According to Kenyan Environment Minister Judy Wakhungu, "Plastic bags now constitute the biggest challenge to solid waste management in Kenya. This has become our environmental nightmare that we must defeat by all means."

An expert with the UN Environment Programme in Kenya, Habib El-Habr, also commented on the direness of the environmental situation. "If we continue like this, by 2050, we will have more plastic in the ocean than fish," he said.

According to El-Habr, plastic bags take between 500 to 1,000 years to disintegrate, and animals often graze on the rubbish. In Nairobi's slaughterhouses, as many as 20 polythene bags have been removed from a single cow's stomach.

"This is something we didn't get 10 years ago but now it's almost on a daily basis," Kenyan vet Mbuthi Kinyanjui said, as he watched plastic bags being removed from bloody cow remains, Channel NewsAsia reported.

Plastic bag manufacturers have criticized the new ban, saying that 80,000 jobs could be lost and 176 manufacturers would have to shut down as a result, especially since Kenya exports its plastic bags to its neighbors.

Samuel Matonda, a spokesperson for the Kenya Association of Manufacturers, commented on the ban's effect on the country's economy. "The knock-on effects will be very severe.

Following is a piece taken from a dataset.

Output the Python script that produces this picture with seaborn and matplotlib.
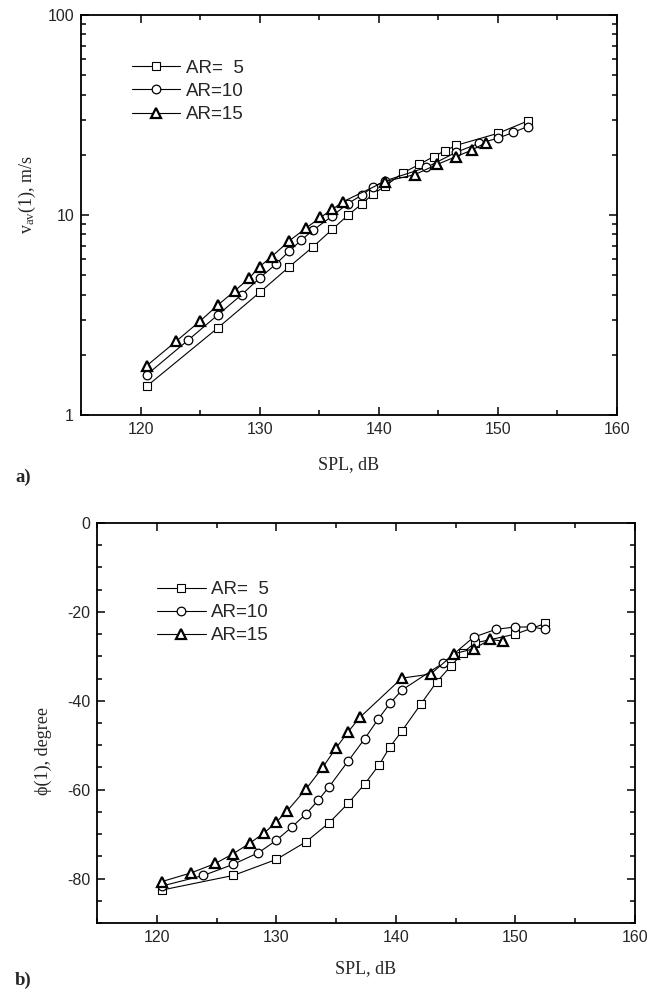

It will even affect the women who sell vegetables in the market — how will their customers carry their shopping home?"

However, the High Court rejected the manufacturer association's challenge of the ban on Friday, ruling that the environmental concerns outweigh the commercial ones.

For now, the new Kenyan law will mainly focus on punishing manufacturers and suppliers. Although civilians cannot yet be fined or arrested for carrying plastic bags, their plastic bags will be confiscated.